Overall, the answer to the basic question of the study, “Can a company, acting on its own, raise electricity prices and increase its profits?” is affirmative. There is a concentration in the generation market and evidence of transmission congestion, at least during high load periods. This will give rise to the ability of some companies to unilaterally raise prices and increase their profits. Consumer costs will increase, in some cases substantially. However, the situations under which this can be done are limited to a number of conditions, especially high load periods.

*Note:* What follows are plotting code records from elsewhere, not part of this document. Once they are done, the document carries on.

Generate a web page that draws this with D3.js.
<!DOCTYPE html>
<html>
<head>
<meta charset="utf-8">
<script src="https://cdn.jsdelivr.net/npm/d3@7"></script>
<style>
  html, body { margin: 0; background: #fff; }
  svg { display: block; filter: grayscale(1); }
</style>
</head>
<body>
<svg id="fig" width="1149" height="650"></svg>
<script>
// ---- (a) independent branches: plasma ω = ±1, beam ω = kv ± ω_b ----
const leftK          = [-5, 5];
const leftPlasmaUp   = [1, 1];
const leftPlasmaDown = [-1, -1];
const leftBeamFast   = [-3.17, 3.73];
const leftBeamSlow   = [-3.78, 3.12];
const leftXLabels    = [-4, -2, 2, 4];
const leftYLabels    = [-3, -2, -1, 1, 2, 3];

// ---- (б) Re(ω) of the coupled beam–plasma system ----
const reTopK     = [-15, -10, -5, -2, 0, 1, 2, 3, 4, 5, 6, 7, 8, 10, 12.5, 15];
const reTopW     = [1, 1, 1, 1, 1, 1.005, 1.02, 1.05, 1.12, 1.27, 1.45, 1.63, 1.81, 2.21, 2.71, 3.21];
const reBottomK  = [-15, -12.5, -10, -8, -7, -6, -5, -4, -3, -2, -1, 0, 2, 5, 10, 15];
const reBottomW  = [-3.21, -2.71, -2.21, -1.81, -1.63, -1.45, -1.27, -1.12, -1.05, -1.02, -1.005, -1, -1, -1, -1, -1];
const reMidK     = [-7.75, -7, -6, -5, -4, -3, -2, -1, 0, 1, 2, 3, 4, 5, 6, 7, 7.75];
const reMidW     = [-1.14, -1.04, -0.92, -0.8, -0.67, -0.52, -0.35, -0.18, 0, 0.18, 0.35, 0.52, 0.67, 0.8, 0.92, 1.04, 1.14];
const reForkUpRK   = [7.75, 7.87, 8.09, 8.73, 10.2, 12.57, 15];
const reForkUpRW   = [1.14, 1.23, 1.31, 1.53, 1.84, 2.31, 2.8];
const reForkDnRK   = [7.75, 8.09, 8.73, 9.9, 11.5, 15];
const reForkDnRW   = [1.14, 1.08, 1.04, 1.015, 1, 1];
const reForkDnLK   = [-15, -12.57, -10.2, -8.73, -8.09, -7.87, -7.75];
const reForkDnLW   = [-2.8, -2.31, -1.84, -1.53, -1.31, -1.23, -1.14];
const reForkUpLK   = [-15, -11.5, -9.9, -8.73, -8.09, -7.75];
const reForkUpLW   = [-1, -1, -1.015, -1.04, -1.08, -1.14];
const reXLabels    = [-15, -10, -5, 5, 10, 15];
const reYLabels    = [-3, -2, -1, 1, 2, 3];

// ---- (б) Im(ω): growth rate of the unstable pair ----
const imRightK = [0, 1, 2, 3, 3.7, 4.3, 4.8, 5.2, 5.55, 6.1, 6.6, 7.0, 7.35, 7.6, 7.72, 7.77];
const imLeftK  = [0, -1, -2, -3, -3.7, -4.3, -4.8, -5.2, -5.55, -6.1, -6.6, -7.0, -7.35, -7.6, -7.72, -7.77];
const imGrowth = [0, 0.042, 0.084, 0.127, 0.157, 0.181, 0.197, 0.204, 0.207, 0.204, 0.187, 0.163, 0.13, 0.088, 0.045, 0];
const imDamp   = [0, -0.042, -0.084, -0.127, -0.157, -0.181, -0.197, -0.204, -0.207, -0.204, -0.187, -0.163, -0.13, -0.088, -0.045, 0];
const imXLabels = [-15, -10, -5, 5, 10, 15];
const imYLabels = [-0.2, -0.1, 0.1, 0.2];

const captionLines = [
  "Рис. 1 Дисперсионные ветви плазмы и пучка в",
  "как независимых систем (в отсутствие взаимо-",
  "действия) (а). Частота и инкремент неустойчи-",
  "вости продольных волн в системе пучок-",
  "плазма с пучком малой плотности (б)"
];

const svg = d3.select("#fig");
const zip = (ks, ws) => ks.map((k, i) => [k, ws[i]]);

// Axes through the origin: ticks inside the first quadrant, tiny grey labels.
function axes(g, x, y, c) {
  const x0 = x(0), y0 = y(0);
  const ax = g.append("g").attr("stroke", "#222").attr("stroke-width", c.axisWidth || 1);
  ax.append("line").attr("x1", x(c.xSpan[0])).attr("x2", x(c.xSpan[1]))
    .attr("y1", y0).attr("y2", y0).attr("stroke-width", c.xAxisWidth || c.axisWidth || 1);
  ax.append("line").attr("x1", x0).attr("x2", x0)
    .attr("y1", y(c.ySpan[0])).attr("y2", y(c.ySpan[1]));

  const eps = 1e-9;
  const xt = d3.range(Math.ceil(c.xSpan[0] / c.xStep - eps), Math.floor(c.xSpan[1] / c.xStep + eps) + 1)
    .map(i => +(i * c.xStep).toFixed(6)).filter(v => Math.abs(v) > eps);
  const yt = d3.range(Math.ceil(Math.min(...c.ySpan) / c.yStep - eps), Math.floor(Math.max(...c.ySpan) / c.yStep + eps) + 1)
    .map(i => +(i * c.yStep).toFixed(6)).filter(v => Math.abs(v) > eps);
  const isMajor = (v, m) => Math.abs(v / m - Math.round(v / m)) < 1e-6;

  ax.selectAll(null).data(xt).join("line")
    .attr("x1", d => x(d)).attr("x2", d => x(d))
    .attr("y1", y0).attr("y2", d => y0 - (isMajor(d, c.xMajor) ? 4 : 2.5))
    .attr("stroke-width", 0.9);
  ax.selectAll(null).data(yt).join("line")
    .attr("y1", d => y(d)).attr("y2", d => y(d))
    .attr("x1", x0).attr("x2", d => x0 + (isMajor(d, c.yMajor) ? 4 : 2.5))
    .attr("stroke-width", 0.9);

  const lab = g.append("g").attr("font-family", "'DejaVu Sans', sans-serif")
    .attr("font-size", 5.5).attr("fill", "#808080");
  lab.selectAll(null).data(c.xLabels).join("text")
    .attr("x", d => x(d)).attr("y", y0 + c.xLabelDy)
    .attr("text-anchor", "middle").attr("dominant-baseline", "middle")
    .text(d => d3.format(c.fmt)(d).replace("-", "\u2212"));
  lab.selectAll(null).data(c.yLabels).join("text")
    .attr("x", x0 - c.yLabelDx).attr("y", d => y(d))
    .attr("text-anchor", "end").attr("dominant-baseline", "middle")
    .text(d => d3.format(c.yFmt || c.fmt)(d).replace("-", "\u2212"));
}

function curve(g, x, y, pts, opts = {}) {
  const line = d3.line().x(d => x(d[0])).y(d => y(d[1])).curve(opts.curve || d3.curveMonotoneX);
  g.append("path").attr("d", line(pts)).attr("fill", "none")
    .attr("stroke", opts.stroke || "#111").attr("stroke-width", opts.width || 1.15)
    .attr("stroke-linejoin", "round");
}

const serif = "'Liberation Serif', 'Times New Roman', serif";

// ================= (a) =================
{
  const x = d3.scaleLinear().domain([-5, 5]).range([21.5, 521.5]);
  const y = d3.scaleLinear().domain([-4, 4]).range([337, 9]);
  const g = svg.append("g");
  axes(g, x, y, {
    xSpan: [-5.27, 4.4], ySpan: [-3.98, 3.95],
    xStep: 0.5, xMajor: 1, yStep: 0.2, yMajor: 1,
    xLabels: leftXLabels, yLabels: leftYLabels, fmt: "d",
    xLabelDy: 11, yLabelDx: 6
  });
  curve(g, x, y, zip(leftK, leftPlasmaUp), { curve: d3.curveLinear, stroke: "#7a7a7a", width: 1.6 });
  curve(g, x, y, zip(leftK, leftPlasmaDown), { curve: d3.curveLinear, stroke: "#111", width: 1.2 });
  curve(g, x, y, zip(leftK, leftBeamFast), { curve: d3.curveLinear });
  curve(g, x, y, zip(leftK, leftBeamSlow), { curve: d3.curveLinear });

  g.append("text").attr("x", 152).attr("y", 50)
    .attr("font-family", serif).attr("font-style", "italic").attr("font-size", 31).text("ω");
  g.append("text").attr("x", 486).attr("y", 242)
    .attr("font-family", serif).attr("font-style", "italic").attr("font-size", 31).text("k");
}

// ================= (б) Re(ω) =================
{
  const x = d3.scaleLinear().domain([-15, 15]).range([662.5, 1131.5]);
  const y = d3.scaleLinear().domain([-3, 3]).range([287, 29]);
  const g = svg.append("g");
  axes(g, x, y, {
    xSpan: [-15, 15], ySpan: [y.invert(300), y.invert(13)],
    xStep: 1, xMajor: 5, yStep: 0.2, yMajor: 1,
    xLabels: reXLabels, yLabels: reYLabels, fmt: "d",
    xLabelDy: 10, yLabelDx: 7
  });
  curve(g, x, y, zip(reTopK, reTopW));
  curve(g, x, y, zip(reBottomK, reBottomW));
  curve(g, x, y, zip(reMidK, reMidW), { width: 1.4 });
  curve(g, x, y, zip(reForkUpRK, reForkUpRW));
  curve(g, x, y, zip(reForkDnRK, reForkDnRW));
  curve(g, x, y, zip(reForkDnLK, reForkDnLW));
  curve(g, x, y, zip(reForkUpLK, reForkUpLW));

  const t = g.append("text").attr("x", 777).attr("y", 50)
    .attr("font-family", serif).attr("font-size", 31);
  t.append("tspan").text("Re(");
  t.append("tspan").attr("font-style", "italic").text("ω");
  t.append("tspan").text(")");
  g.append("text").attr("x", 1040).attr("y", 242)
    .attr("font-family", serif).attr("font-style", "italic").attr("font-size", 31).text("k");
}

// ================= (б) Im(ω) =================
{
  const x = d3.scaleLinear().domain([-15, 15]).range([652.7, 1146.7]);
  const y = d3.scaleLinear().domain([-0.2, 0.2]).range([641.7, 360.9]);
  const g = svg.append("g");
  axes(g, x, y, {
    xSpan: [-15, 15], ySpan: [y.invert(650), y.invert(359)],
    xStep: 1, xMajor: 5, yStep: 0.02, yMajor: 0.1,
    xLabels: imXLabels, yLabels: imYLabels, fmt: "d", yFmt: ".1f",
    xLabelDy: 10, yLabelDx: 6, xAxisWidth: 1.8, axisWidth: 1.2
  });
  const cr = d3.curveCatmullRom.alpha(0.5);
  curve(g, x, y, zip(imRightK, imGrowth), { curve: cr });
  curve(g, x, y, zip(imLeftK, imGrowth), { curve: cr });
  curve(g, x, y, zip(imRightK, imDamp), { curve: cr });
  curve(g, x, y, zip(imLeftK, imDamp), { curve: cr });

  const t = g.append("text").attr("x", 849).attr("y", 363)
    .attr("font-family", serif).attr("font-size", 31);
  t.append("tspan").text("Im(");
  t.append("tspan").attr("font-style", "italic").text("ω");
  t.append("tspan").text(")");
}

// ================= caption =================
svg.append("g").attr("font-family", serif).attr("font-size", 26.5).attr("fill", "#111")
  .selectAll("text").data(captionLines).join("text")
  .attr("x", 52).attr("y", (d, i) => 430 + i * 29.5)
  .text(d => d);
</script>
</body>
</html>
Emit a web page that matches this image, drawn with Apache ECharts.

Comments and Observations from Market Participants: Work on the study started in July 2002. The initial draft report was submitted in December 2003. Following a review by ICC staff, a revised draft report with additional analyses was submitted in September 2004. This version of the report was presented to the Transmission Advisory Group (TAG) in May 2005. TAG members were given an opportunity to review the report in detail and submitted their final comments in January 2006.
Most of the issues identified in these independent reviews focused on the following main points: (1) Use of outdated data, (2) current market rules are not included, and (3) no consideration of impacts of current Midwest ISO and PJM market monitoring. The report authors provided their response to these comments in March 2006 (Argonne and UIUC) and submitted the final report and its appendices with minor editorial changes to the ICC in April 2006.
The ICC Commissioners and the public were briefed by Argonne and UIUC on the findings of this analysis at a public hearing held on June 5, 2006 in Chicago.